The passion of Sen. Craig

The Café hasn’t kept up with all of the conversations engendered by the arrest of Sen. Larry Craig (R-Idaho), but Unitarian minister the Rev. Deborah Hafner has, and she’s presented an interesting perspective in this and other items on her blog.

A sample of her thinking:

I do not believe that I should judge private adult consensual behavior, but when it invades public spaces or when that person is a public figure actively working against the very behaviors that he engages in, then I think we have the right to weigh in. Yes, I expect that many of us are experiencing a sense of schadenfreude (gotta love that word, now someone needs to teach me how to pronounce it), but I also spoke out against Bill Clinton having sex with his twenty something intern.

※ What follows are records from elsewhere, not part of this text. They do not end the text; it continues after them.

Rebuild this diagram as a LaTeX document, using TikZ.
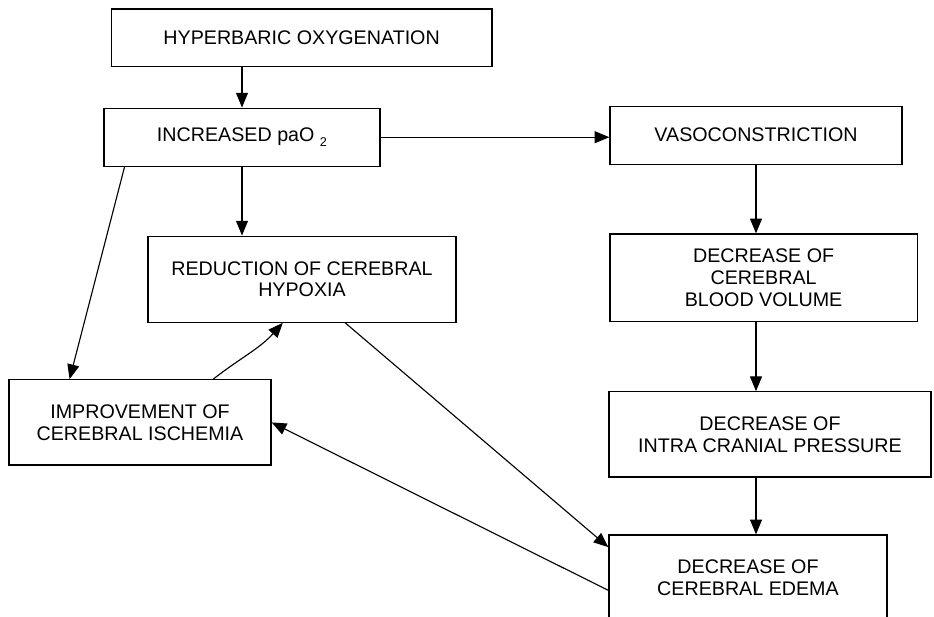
\documentclass[tikz,border=0pt]{standalone}
\usepackage{fontspec}
\setmainfont{Liberation Sans}
\usetikzlibrary{arrows.meta}

\begin{document}
\begin{tikzpicture}[
		box/.style={draw, line width=0.9pt, align=center, inner sep=2pt,
			font=\fontsize{14}{15.5}\selectfont},
		arr/.style={-{Triangle[length=10.5pt,width=8.5pt]}, line width=0.8pt},
	]
		\useasboundingbox (0,0) rectangle (23.35,-15.4);
		\node[box, minimum width=9.52cm, minimum height=1.43cm] (hbo) at (7.54, -0.94) {HYPERBARIC OXYGENATION};
		\node[box, minimum width=6.9cm, minimum height=1.45cm] (incr) at (6.05, -3.43) {INCREASED paO \raisebox{-0.45ex}{\small 2}};
		\node[box, minimum width=7.3cm, minimum height=1.45cm] (vaso) at (18.9, -3.38) {VASOCONSTRICTION};
		\node[box, minimum width=7.7cm, minimum height=2.15cm] (redu) at (7.55, -6.98) {REDUCTION OF CEREBRAL\\HYPOXIA};
		\node[box, minimum width=7.68cm, minimum height=2.18cm] (dcbv) at (19.09, -6.94) {DECREASE OF\\CEREBRAL\\BLOOD VOLUME};
		\node[box, minimum width=6.55cm, minimum height=2.13cm] (impr) at (3.5, -10.56) {IMPROVEMENT OF\\CEREBRAL ISCHEMIA};
		\node[box, minimum width=8.05cm, minimum height=2.13cm] (idp) at (19.25, -10.86) {DECREASE OF\\INTRA CRANIAL PRESSURE};
		\node[box, minimum width=6.95cm, minimum height=2.13cm] (edem) at (18.7, -14.44) {DECREASE OF\\CEREBRAL EDEMA};
		% main chain
		\draw[arr] (hbo.south -| incr.north) -- (incr.north);
		\draw[arr] (incr.east) -- (incr.east -| vaso.west);
		\draw[arr] (incr.south) -- (redu.north -| incr.south);
		\draw[arr] (vaso.south) -- (dcbv.north -| vaso.south);
		\draw[arr] (dcbv.south -| vaso.south) -- (idp.north -| vaso.south);
		\draw[arr] (idp.south -| vaso.south) -- (edem.north -| vaso.south);
		% cross links
		\draw[arr] ([xshift=0.53cm]incr.south west) -- ([xshift=1.53cm]impr.north west);
		\draw[arr] ([xshift=1.83cm]impr.north) to[out=38, in=-132] ([xshift=-0.48cm]redu.south);
		\draw[arr] ([xshift=1.08cm]redu.south) -- ([yshift=-0.32cm]edem.north west);
		\draw[arr] ([yshift=-1.4cm]edem.north west) -- (impr.east);
	\end{tikzpicture}
\end{document}
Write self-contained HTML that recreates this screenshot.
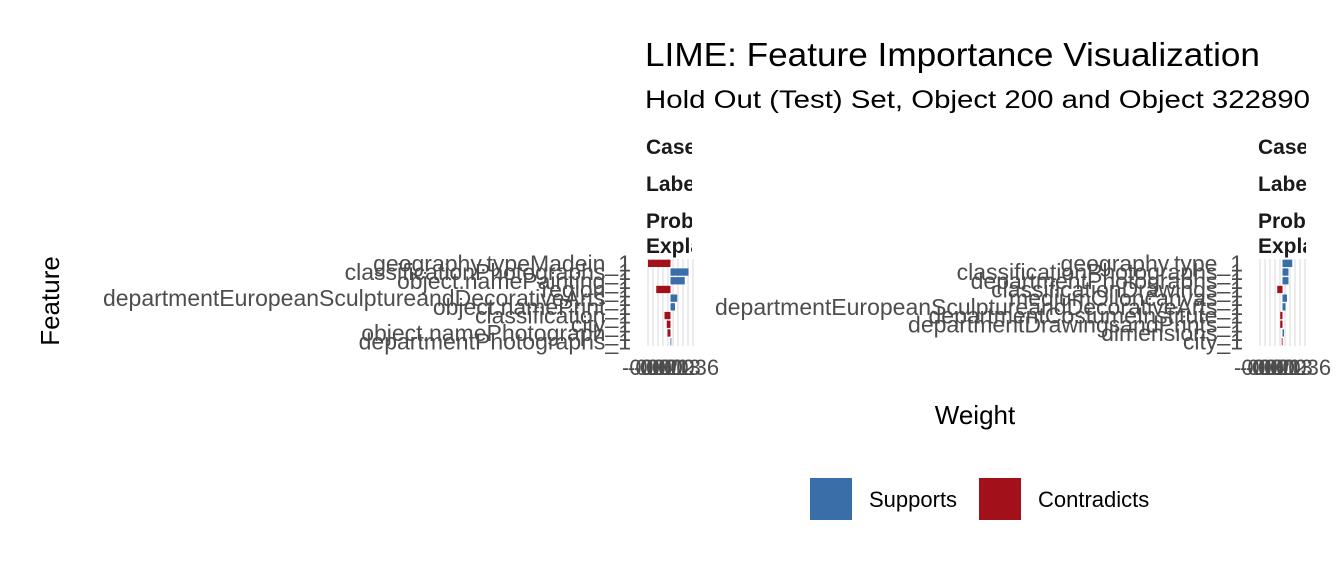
<!DOCTYPE html>
<html><head><meta charset="utf-8"><style>
body{margin:0;background:#fff;width:1344px;height:576px;overflow:hidden}
svg text{font-family:"Liberation Sans",Arial,sans-serif}
</style></head><body>
<svg id="chart" width="1344" height="576">
<defs>
<clipPath id="c1"><rect x="640" y="120" width="52" height="140"/></clipPath>
<clipPath id="c2"><rect x="1252" y="120" width="54" height="140"/></clipPath>
</defs>
<text x="645" y="66" font-size="33" textLength="615" lengthAdjust="spacingAndGlyphs" fill="#000">LIME: Feature Importance Visualization</text>
<text x="645" y="108" font-size="25" textLength="665" lengthAdjust="spacingAndGlyphs" fill="#000">Hold Out (Test) Set, Object 200 and Object 322890</text>
<g clip-path="url(#c1)" font-size="21" font-weight="bold" fill="#1a1a1a">
<text x="646" y="154">Case</text><text x="646" y="191">Label</text><text x="646" y="228">Probability</text><text x="646" y="253">Explanation</text></g>
<g clip-path="url(#c2)" font-size="21" font-weight="bold" fill="#1a1a1a">
<text x="1258" y="154">Case</text><text x="1258" y="191">Label</text><text x="1258" y="228">Probability</text><text x="1258" y="253">Explanation</text></g>
<g id="p1"></g>
<g id="p2"></g>
<text transform="translate(59,301) rotate(-90)" text-anchor="middle" font-size="26">Feature</text>
<text x="975" y="424" text-anchor="middle" font-size="26">Weight</text>
<rect x="810" y="478" width="42" height="42" fill="#3a6ea8"/>
<text x="869" y="507" font-size="22">Supports</text>
<rect x="979" y="478" width="42" height="42" fill="#a2111a"/>
<text x="1038" y="507" font-size="22">Contradicts</text>
</svg>
<script>
const labels1=["geography.typeMadein_1","classificationPhotographs_1","object.namePainting_1","region_1","departmentEuropeanSculptureandDecorativeArts_1","object.namePrint_1","classification_1","city_1","object.namePhotograph_1","departmentPhotographs_1"];
const weights1=[-0.030,0.024,0.019,-0.019,0.009,0.006,-0.008,-0.005,-0.004,0.001];
const labels2=["geography.type_1","classificationPhotographs_1","departmentPhotographs_1","classificationDrawings_1","mediumOiloncanvas_1","departmentEuropeanSculptureandDecorativeArts_1","departmentCostumeInstitute_1","departmentDrawingsandPrints_1","dimensions_1","city_1"];
const weights2=[0.013,0.008,0.008,-0.007,0.006,0.004,-0.003,-0.003,0.002,-0.001];
const ticks=["-0.03","-0.02","-0.01","0.00","0.01","0.02","0.03","0.036"];
const NS="http://www.w3.org/2000/svg";
function mk(t,a,p){const e=document.createElementNS(NS,t);for(const k in a)e.setAttribute(k,a[k]);p.appendChild(e);return e;}
function panel(g,labels,weights,x0,x1,labRight,scaleMin,scaleMax){
  const xs=v=>x0+(v-scaleMin)/(scaleMax-scaleMin)*(x1-x0);
  const top=259,bot=346,n=labels.length,step=(bot-top)/n;
  for(let x=x0;x<=x1;x+=5){const l=mk('line',{x1:x,x2:x,y1:top,y2:bot,stroke:'#e5e5e5','stroke-width':1.5},g);
    }
  labels.forEach((lb,i)=>{
    const yc=top+step*(i+0.5);
    const t=mk('text',{x:labRight,y:yc+8,'text-anchor':'end','font-size':23,fill:'#4d4d4d'},g);t.textContent=lb;
    
    const w=weights[i],a=xs(Math.min(0,w)),b=xs(Math.max(0,w));
    const r=mk('rect',{x:a,y:yc-step*0.42,width:Math.max(b-a,0.8),height:step*0.84,fill:w>=0?'#3a6ea8':'#a2111a'},g);
    
  });
  ticks.forEach((tk,i)=>{const t=mk('text',{x:x0-26+i*6,y:375,'font-size':22,fill:'#4d4d4d'},g);t.textContent=tk;
    });
}
panel(document.getElementById('p1'),labels1,weights1,648,693,631,-0.03,0.03);
panel(document.getElementById('p2'),labels2,weights2,1260,1305,1243,-0.03,0.03);
</script>
</body></html>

As I have written here many times, the hallmarks of an ethical, moral sexual relationship are that it is consensual, nonexploitative, honest, mutually pleasurable, and protected — and that ethic applies to straights and gays, married and single people, teenagers and the elderly. I fail to see how anonymous sex in a public bathroom could ever meet all of those criteria, regardless of the sex of the participants.

Meanwhile, at Salon, Joe Conanson asks:

As one embarrassing episode follows another, with almost predictable regularity, perhaps it is time for Republicans and conservatives to ask themselves an obvious question: What makes the Republican Party — and the conservative movement more generally — so attractive to closeted homosexual men?